Impact of CBL overhaul
The raid over the CBL headquarters and al-Kabir’s departure from Libya are a tour de force by Dabaiba. Despite the mobilisation of armed groups like Rada or expressions of support to al-Kabir from foreign chancelleries like the United States or United Kingdom, the GNU Prime Minister was able to oust his primary rival from Tripoli. For now, he has managed to force his own reality upon others and is yet to be seriously called out for his actions. Instead, key actors such as the United Nations Support Mission in Libya (UNSMIL) have only expressed their deep concern “over the deteriorating situation in Libya resulting from unilateral decisions,” without clearly putting the blame on the GNU and its smoking gun the PC.
So far, the single most important impact of the CBL’s overhaul has been eastern stakeholders’ decision to impose a major oil blockade which has already removed 700,000 barrels per day of oil from production – more than half of Libya’s oil output. In fact, key fields such as al-Sharara, Sarir, Abu Attifel, Amal, and Nafoora have either halted or significantly reduced their output. Oil Crescent export terminals such as es-Sidra, Brega, Zueitina and Ras Lanuf have also halted their operations.
The HoR has clearly stated that this situation would continue as long as al-Kabir is not reinstated, thus showing the depths of the alliance of convenience between the former CBL Governor and eastern Libya. Interestingly, Libyan stakeholders have coated their actions in popular terms, with the HoR saying they support the blockade to “protect Libya’s wealth from misuse and theft” while the PC has claimed the appointment of al-Shukri is meant to implement the will of the Libyan people.

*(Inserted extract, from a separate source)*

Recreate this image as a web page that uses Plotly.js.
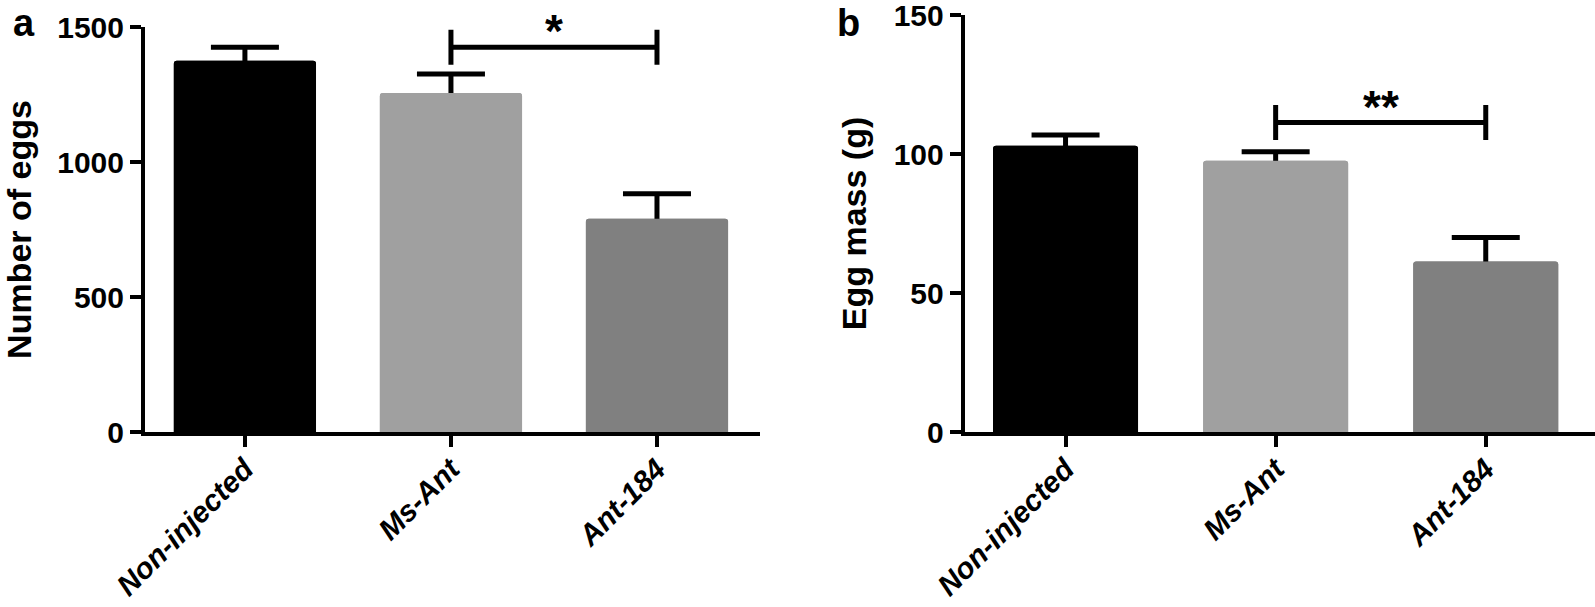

However, what Libya is facing is a clear case of political competition and rivalry that has morphed into a conflict that could soon turn bloody. In fact, all eyes are looking in the LNA’s direction, with its Commander-in-Chief Khalifa Haftar recently underscoring the importance of respecting the CBL and warning against illegal interference in its operations, saying that those would “not be tolerated.”